What is always worth doing, regardless of legislation: keep H-1B extensions and transfers filed on time. Know your priority date and your I-140 approval date. If your date is anywhere near current on either chart, check the monthly visa bulletin and understand your I-485 filing window. Know exactly when your current status expires and what your attorney has pending. Those operational details affect your case right now.
The adjustment of status prohibition in the Crane bill — if it ever became law — would be among the most disruptive provisions for people currently in the employment-based queue. But it would have to pass the House, pass the Senate, be signed by the president, and likely survive legal challenge before affecting anyone's existing case. Right now it is a clause in a bill that was introduced five days ago.
The things actually worth watching
What could affect H-1B holders this year is not the Crane bill.

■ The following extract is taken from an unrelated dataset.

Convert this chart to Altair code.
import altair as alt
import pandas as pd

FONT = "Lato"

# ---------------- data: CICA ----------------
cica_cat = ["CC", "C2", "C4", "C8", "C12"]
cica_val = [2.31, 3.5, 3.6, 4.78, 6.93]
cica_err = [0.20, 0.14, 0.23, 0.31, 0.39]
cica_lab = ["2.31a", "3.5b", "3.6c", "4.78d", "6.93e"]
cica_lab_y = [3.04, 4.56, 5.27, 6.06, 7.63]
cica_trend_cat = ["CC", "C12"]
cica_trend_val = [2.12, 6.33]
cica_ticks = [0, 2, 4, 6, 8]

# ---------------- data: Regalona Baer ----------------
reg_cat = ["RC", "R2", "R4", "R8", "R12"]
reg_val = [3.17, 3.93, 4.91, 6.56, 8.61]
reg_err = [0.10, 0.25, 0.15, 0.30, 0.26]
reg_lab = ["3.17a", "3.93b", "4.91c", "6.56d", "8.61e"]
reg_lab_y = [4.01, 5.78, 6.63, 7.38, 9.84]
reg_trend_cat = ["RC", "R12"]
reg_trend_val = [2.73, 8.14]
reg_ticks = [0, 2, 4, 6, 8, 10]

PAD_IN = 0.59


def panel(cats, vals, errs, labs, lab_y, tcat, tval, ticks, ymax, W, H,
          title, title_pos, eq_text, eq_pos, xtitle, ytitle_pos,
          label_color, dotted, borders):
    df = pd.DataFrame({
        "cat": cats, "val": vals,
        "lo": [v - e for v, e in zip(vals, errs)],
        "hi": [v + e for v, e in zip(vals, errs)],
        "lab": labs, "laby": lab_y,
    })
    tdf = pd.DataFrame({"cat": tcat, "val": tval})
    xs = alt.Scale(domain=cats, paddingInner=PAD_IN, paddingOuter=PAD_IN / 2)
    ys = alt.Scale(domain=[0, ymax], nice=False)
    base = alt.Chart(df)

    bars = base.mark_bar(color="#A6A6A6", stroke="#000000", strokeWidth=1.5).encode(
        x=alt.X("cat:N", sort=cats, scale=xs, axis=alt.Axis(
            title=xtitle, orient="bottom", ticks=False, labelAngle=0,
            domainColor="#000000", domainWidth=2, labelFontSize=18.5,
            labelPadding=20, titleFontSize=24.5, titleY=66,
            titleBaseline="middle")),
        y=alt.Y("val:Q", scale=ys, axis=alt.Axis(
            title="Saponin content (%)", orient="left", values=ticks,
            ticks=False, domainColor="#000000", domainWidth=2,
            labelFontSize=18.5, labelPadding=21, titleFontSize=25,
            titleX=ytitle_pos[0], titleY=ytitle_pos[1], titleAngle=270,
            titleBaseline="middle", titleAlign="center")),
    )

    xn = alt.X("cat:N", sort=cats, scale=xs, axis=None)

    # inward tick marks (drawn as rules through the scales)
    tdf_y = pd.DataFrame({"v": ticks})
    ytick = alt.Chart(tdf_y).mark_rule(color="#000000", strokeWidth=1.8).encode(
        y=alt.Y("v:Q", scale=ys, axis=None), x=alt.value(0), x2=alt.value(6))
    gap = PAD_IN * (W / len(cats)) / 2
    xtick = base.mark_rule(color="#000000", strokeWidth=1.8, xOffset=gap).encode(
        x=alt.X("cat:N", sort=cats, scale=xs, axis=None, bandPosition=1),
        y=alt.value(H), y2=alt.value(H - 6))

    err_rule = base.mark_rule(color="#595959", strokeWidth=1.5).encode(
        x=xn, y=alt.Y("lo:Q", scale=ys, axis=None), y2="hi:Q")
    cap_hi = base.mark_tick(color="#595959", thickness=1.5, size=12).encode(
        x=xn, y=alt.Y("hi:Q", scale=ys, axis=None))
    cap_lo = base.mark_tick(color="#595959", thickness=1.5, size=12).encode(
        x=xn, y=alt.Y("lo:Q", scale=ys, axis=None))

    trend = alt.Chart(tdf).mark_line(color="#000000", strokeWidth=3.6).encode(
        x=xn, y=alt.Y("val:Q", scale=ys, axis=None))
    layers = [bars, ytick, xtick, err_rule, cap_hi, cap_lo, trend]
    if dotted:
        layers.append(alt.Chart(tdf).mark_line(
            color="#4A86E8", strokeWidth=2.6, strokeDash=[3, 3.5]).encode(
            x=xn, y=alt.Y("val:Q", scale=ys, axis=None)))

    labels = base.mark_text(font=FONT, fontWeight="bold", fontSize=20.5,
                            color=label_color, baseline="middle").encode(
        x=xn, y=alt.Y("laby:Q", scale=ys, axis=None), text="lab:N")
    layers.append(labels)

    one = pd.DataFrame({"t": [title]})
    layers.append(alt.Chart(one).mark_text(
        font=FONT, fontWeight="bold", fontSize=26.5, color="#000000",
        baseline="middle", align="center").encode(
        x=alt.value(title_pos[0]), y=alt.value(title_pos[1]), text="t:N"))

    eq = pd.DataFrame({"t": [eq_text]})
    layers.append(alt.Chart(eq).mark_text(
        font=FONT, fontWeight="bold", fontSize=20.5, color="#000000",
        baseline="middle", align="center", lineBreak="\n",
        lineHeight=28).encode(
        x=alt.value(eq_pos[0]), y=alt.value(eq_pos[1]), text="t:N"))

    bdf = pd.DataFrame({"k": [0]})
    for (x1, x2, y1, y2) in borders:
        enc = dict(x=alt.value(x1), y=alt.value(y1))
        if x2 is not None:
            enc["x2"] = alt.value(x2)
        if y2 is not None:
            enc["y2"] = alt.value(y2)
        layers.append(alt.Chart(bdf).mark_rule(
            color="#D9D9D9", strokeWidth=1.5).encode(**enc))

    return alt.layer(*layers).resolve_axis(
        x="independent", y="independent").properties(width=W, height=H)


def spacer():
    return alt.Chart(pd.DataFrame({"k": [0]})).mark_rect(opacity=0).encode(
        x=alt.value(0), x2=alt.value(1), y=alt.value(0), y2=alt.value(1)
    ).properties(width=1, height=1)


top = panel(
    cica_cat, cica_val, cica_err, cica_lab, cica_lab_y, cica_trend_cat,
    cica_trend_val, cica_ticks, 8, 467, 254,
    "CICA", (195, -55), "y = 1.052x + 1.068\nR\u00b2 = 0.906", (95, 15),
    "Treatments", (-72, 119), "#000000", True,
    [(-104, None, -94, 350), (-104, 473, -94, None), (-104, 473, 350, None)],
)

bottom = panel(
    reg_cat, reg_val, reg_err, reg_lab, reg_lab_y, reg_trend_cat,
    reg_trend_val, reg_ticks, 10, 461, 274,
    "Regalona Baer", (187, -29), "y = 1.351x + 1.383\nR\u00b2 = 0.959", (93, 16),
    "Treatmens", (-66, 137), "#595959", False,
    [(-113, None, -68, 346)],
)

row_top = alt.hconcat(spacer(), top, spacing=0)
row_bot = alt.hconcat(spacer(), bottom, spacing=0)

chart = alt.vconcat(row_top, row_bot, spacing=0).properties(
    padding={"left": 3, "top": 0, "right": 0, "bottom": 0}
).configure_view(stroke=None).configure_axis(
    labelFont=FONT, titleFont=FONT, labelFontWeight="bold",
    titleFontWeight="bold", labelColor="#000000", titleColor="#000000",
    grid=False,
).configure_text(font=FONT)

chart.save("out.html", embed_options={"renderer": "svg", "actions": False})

It is administrative action — USCIS RFE policies, site visit frequency, grace period interpretations, specialty occupation determinations, and processing times for extensions and transfers. Those are the variables that affect real people on real timelines.

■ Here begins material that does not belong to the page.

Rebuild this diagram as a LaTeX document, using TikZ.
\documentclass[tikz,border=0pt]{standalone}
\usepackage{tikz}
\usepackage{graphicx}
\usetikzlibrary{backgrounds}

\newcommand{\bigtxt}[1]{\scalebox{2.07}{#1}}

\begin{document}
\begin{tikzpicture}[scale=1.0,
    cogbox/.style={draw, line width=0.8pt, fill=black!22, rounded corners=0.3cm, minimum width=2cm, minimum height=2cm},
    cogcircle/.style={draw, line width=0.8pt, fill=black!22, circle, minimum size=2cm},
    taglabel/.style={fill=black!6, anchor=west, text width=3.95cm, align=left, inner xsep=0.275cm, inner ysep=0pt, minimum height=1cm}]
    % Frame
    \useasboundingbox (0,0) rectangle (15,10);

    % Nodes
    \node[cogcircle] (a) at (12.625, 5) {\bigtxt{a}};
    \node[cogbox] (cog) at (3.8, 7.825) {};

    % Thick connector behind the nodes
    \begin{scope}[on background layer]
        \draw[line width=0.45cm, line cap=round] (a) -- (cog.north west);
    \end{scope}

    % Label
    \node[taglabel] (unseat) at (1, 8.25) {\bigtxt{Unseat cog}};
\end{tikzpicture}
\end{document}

USCIS has already changed how it allocates H-1B cap slots to give weight to higher-paid positions. H-1B extension processing times affect people whose work authorization expires in 2026. The May 2026 Visa Bulletin's switch from Chart B to Chart A for employment-based adjustment filings is affecting thousands of applicants right now, in ways that no bill stuck in a committee room does.
Track the Crane bill if you want to understand where the restrictionist argument is heading in Congress. It tells you something real about what a significant faction believes the H-1B program should look like. But use it as a signal, not a planning document. The immigration system changes through regulation and policy memo far more often than through sweeping legislation.
This article is informational only and does not constitute legal advice. Every immigration situation involves specific facts that can change the analysis. If you have questions about how the current or proposed legal landscape affects your case, consult a licensed immigration attorney.